Plasma-jet coating of medical implant scaffolds. Credit: Fraunhofer IST, Falko Oldenburg Cancerous tumors, infections or bad fractures can make it necessary to surgically remove bones and insert implants in their place. In collaboration with European partners, Fraunhofer researchers have now developed a technique with which bone implants that are precisely fitting, stable and variable in dimensions can be 3-D printed from a special plastic. The secret lies in the printing process, where the individual layers are treated with a cold plasma in order to improve the bonding of bone-forming cells.
Whereas conventional surface treatments using low-pressure or atmospheric pressure techniques have a limited penetration into the interior of bone implants, the new method makes it possible to apply a cell-growth-promoting coating also to the interior of the implants. To this end, the team of researchers at the Fraunhofer Institute for Surface Engineering and Thin Films IST uses a plasma jet. The device blows a cold jet of plasma containing reactive groups directly onto the printed layers. The amino groups bond with the surface and ensure that bone cells find a convenient substrate to which they readily adhere. A unique feature of the technique is that the 3-D printing and coating processes go hand in hand and are combined in one device. Because no chemical pretreatment with solvents is required for the coating, it is not only cost-effective, but environmentally friendly also.
The scaffold around which the implant is built is made from a special copolymer that is modeled on the natural bone. The 3-D printing technique permits very individual, precisely fitting design and stability. "Our goal is for the bone cells to grow into the synthetic structure as quickly as possible and finally replacing the implant which is broken down gradually by the body's own enzymes," explains Dr. Jochen Borris, who heads up the Life Science and Ecology business unit at Fraunhofer IST.
How to manufacture coated scaffolds: Immediately after extrusion, the scaffold structures are treated with a cold plasma. Credit: Fraunhofer IST Variable thanks to sophisticated fillers
The mechanical stability of the implant can be controlled not only via the density of the printed scaffold structure, but also via special fillers that are added to the copolymer: the higher the filler concentration, the greater the stability. "This development by our project partners from Maastricht University makes it possible to individually vary the stability inside the implant. Like natural bones, implants can now have areas with different strengths," says Dr. Thomas Neubert, manager of the EU project at Fraunhofer IST.

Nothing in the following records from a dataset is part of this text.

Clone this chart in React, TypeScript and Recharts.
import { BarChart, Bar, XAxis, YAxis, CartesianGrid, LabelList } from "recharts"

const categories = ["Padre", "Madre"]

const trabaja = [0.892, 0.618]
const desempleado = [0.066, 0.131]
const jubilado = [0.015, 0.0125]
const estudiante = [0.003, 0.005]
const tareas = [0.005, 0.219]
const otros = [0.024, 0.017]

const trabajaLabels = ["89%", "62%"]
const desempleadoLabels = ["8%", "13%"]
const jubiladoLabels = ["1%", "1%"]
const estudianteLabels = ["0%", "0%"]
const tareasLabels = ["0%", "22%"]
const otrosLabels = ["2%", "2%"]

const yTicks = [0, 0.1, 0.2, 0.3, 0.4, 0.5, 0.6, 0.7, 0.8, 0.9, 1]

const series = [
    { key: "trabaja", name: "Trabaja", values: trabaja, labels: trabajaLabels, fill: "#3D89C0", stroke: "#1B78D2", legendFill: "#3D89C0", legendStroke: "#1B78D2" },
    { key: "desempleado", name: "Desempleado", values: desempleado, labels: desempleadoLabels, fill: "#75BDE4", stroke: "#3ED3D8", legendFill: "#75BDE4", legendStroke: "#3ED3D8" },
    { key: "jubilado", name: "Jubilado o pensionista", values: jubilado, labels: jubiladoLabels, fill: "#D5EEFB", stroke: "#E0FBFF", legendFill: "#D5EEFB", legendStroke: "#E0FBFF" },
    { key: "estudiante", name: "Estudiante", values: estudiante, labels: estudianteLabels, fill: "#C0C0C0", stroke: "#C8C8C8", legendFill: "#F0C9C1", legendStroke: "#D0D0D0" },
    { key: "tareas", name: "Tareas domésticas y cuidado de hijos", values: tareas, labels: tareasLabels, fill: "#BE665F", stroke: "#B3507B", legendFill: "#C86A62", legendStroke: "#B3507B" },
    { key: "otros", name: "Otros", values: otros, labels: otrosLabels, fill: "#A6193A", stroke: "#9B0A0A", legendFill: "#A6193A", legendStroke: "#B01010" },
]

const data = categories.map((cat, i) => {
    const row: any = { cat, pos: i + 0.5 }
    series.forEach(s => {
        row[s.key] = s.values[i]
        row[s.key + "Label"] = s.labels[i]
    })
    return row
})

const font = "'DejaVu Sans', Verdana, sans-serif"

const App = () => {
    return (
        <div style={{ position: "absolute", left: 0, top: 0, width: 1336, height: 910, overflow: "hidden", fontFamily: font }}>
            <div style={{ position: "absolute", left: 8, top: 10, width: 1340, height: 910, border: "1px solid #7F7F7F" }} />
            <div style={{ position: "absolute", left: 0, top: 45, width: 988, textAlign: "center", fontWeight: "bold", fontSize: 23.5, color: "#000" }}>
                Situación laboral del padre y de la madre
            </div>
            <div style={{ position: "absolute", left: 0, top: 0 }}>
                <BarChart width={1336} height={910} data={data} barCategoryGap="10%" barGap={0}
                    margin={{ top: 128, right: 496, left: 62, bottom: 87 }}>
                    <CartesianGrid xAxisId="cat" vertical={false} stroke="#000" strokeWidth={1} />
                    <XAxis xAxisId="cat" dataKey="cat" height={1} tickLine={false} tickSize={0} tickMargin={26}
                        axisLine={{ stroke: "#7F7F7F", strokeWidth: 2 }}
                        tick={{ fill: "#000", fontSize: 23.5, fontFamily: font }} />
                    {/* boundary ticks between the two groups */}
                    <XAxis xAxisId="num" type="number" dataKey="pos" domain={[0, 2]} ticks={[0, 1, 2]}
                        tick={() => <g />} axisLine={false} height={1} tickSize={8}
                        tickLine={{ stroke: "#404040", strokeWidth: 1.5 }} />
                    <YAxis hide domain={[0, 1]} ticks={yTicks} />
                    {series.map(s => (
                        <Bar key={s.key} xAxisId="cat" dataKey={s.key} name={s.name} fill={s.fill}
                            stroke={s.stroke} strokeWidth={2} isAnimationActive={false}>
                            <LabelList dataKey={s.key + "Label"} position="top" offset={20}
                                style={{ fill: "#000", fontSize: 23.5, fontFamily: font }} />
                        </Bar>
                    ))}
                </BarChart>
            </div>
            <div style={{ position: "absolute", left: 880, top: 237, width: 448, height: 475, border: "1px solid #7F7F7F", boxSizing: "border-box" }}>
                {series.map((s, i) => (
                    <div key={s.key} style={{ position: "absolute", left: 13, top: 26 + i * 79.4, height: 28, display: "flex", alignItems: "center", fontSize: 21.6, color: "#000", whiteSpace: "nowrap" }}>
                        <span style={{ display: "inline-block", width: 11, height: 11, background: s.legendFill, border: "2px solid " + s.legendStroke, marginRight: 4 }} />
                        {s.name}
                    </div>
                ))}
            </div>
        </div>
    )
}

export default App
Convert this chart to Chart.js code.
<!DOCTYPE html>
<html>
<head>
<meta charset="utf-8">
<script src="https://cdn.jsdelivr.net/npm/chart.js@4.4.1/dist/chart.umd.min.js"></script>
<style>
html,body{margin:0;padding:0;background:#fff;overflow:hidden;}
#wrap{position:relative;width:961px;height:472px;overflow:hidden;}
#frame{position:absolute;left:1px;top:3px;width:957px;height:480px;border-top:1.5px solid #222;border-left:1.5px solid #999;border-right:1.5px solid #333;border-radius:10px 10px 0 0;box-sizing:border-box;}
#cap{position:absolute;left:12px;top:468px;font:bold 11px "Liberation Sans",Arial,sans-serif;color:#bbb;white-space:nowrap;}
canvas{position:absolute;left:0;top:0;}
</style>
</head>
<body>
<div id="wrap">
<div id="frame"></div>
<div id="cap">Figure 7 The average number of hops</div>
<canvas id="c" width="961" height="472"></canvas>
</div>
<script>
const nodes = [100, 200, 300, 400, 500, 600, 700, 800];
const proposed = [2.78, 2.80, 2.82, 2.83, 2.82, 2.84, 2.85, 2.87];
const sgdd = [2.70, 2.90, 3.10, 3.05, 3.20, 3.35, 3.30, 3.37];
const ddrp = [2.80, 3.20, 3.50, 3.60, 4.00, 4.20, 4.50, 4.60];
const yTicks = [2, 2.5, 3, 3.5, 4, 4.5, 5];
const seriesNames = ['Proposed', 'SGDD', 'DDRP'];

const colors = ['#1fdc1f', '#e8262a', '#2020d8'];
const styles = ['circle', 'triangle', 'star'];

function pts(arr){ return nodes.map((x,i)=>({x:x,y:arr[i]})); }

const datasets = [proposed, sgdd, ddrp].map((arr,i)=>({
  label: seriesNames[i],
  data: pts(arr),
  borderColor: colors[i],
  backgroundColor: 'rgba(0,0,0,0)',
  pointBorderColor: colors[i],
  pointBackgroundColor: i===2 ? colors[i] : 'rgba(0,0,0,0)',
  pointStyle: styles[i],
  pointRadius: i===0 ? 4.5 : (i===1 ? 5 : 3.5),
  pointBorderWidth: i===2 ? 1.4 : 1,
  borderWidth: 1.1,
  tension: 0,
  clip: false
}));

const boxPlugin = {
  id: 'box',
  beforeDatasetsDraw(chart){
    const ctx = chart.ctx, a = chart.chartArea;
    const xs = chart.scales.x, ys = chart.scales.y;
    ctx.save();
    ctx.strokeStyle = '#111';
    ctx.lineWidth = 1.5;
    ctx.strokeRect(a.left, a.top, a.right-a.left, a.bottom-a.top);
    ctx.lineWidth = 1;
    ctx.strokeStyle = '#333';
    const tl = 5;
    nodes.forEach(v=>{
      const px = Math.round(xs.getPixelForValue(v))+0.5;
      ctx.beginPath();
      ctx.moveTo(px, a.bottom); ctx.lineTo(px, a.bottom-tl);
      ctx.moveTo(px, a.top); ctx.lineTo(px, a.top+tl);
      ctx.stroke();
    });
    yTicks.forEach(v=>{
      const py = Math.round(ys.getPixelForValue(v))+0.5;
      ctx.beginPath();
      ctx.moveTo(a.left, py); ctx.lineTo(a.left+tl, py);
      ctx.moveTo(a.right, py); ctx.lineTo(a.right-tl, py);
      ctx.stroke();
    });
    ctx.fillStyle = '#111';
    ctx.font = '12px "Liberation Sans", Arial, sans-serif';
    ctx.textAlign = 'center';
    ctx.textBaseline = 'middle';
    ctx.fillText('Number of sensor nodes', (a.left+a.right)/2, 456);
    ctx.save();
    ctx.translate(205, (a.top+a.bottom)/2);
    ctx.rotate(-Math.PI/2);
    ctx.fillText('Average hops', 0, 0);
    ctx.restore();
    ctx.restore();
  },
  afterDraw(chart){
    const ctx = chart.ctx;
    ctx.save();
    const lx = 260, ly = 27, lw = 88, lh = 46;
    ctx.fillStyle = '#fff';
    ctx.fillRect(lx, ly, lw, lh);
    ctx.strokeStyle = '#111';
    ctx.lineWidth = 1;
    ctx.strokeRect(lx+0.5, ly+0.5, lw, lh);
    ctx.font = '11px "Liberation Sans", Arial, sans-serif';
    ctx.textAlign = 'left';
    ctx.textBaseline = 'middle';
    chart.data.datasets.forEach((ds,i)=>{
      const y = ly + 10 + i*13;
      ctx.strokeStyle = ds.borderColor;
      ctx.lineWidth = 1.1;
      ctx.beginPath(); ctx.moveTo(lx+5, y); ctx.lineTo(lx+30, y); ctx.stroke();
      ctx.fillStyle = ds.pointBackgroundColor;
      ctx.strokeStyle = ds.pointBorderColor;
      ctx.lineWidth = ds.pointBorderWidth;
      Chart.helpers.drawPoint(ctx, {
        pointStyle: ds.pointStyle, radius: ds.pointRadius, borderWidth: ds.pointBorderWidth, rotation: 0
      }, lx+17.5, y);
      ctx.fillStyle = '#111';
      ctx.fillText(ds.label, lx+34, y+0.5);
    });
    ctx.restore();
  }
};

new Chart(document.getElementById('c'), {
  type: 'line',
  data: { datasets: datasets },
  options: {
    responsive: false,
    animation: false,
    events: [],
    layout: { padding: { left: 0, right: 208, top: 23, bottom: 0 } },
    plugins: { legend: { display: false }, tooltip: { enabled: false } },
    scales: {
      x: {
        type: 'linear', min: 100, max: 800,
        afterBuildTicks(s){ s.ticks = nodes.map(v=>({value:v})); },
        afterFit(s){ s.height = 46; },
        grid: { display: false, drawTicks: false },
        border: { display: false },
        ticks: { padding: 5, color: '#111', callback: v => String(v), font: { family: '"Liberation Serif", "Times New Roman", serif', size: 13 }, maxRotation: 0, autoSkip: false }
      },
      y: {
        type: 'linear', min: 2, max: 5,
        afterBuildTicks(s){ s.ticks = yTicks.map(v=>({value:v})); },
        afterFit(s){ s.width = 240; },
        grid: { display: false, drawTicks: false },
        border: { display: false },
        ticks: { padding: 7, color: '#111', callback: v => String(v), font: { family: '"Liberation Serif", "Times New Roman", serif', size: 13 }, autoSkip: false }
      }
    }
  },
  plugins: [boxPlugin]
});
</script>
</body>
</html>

Moreover, active drug ingredients such as antibiotics can be incorporated in the filler to reduce the risk of infection.
The project team has successfully completed the project steps to date; now it plans to modify the technique and bring it to application maturity. At present, the experimental set-up is still on a laboratory scale.
"We're currently working on simplifying the process and making it more stable. To be able to further pursue development and carry out clinical studies, we're on the search for industrial partners," says Borris. The innovative technique offers a lot of potential for adapting bone implants very precisely to the individual needs of patients. "With our method, we're able to control the shape, porosity, mechanical stability and biomechanical characteristics well and vary them within the implants. This means that we can produce areas with different strengths or porosities, which can also be coated with various functional groups." In the future, doctors could be able to formulate the requirements for each patient based on scanned images and send the data to medical print shops, where the precisely fitting implants would then be printed.